Start Extracted data

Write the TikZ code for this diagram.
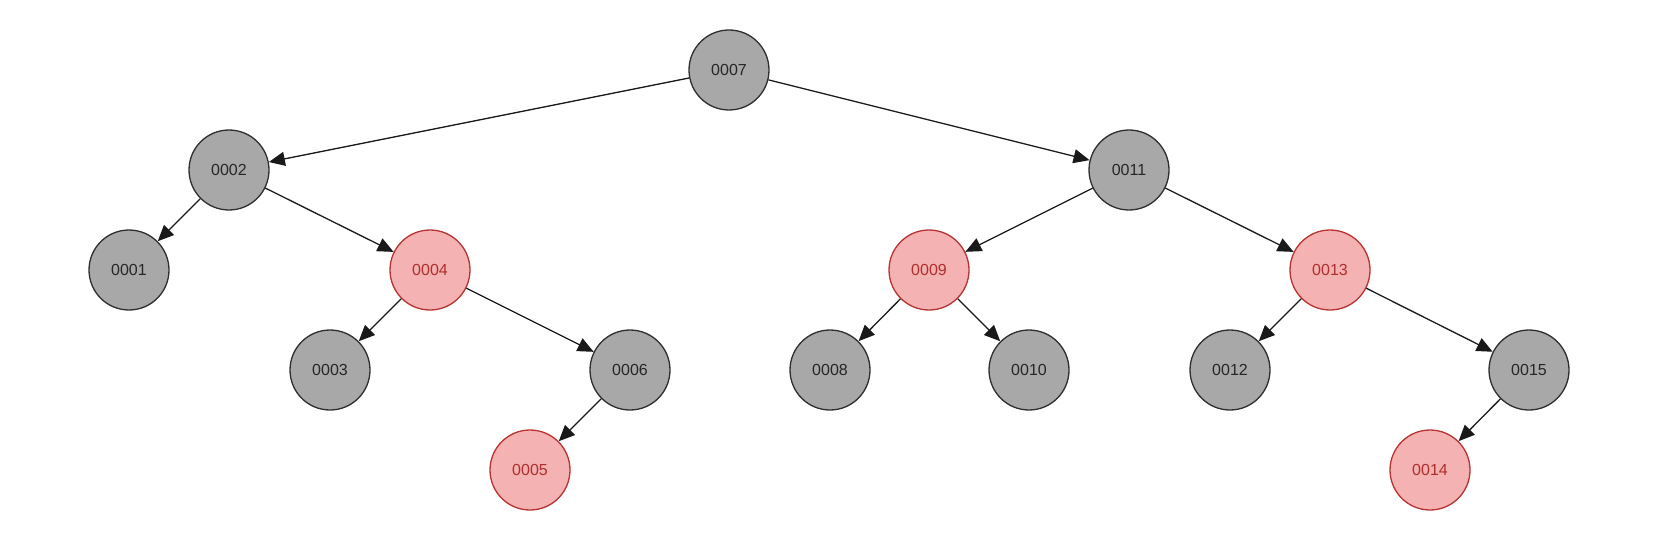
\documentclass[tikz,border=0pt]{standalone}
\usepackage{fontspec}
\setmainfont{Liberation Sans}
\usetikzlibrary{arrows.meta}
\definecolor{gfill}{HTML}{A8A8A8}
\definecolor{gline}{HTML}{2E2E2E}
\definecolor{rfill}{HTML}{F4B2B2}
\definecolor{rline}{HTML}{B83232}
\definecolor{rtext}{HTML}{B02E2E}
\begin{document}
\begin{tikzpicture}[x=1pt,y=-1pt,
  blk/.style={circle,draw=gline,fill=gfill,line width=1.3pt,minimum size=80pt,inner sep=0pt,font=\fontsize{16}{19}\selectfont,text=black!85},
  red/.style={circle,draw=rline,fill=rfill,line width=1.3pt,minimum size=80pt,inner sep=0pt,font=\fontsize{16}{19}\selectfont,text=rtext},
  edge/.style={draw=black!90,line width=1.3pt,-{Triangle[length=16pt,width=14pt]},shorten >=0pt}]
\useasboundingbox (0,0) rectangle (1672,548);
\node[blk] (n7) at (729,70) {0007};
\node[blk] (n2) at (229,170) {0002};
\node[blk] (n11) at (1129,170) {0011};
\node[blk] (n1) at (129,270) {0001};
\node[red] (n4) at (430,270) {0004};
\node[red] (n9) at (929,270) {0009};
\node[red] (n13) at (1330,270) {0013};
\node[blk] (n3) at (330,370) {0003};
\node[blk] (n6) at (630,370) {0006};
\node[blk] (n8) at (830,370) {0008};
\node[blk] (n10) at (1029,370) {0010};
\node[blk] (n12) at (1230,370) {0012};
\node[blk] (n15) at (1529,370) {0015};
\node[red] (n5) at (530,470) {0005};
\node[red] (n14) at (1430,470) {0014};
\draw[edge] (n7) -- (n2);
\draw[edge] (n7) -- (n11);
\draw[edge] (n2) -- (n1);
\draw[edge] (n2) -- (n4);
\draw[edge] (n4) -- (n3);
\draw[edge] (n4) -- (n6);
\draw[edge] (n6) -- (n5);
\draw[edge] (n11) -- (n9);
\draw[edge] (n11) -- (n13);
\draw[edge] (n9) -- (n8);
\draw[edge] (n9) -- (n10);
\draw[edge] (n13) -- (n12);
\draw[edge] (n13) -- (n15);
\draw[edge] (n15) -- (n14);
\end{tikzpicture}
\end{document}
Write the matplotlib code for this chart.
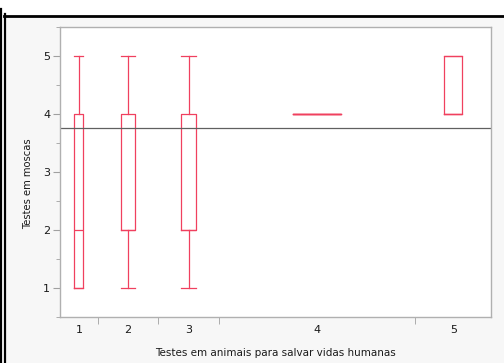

End Extracted data

Exercise goal: Reproduce the entries above exactly. Do not include the images.

Result for this exercise:
Write the TikZ code for this diagram.
\documentclass[tikz,border=0pt]{standalone}
\usepackage{fontspec}
\setmainfont{Liberation Sans}
\usetikzlibrary{arrows.meta}
\definecolor{gfill}{HTML}{A8A8A8}
\definecolor{gline}{HTML}{2E2E2E}
\definecolor{rfill}{HTML}{F4B2B2}
\definecolor{rline}{HTML}{B83232}
\definecolor{rtext}{HTML}{B02E2E}
\begin{document}
\begin{tikzpicture}[x=1pt,y=-1pt,
  blk/.style={circle,draw=gline,fill=gfill,line width=1.3pt,minimum size=80pt,inner sep=0pt,font=\fontsize{16}{19}\selectfont,text=black!85},
  red/.style={circle,draw=rline,fill=rfill,line width=1.3pt,minimum size=80pt,inner sep=0pt,font=\fontsize{16}{19}\selectfont,text=rtext},
  edge/.style={draw=black!90,line width=1.3pt,-{Triangle[length=16pt,width=14pt]},shorten >=0pt}]
\useasboundingbox (0,0) rectangle (1672,548);
\node[blk] (n7) at (729,70) {0007};
\node[blk] (n2) at (229,170) {0002};
\node[blk] (n11) at (1129,170) {0011};
\node[blk] (n1) at (129,270) {0001};
\node[red] (n4) at (430,270) {0004};
\node[red] (n9) at (929,270) {0009};
\node[red] (n13) at (1330,270) {0013};
\node[blk] (n3) at (330,370) {0003};
\node[blk] (n6) at (630,370) {0006};
\node[blk] (n8) at (830,370) {0008};
\node[blk] (n10) at (1029,370) {0010};
\node[blk] (n12) at (1230,370) {0012};
\node[blk] (n15) at (1529,370) {0015};
\node[red] (n5) at (530,470) {0005};
\node[red] (n14) at (1430,470) {0014};
\draw[edge] (n7) -- (n2);
\draw[edge] (n7) -- (n11);
\draw[edge] (n2) -- (n1);
\draw[edge] (n2) -- (n4);
\draw[edge] (n4) -- (n3);
\draw[edge] (n4) -- (n6);
\draw[edge] (n6) -- (n5);
\draw[edge] (n11) -- (n9);
\draw[edge] (n11) -- (n13);
\draw[edge] (n9) -- (n8);
\draw[edge] (n9) -- (n10);
\draw[edge] (n13) -- (n12);
\draw[edge] (n13) -- (n15);
\draw[edge] (n15) -- (n14);
\end{tikzpicture}
\end{document}
Write the matplotlib code for this chart.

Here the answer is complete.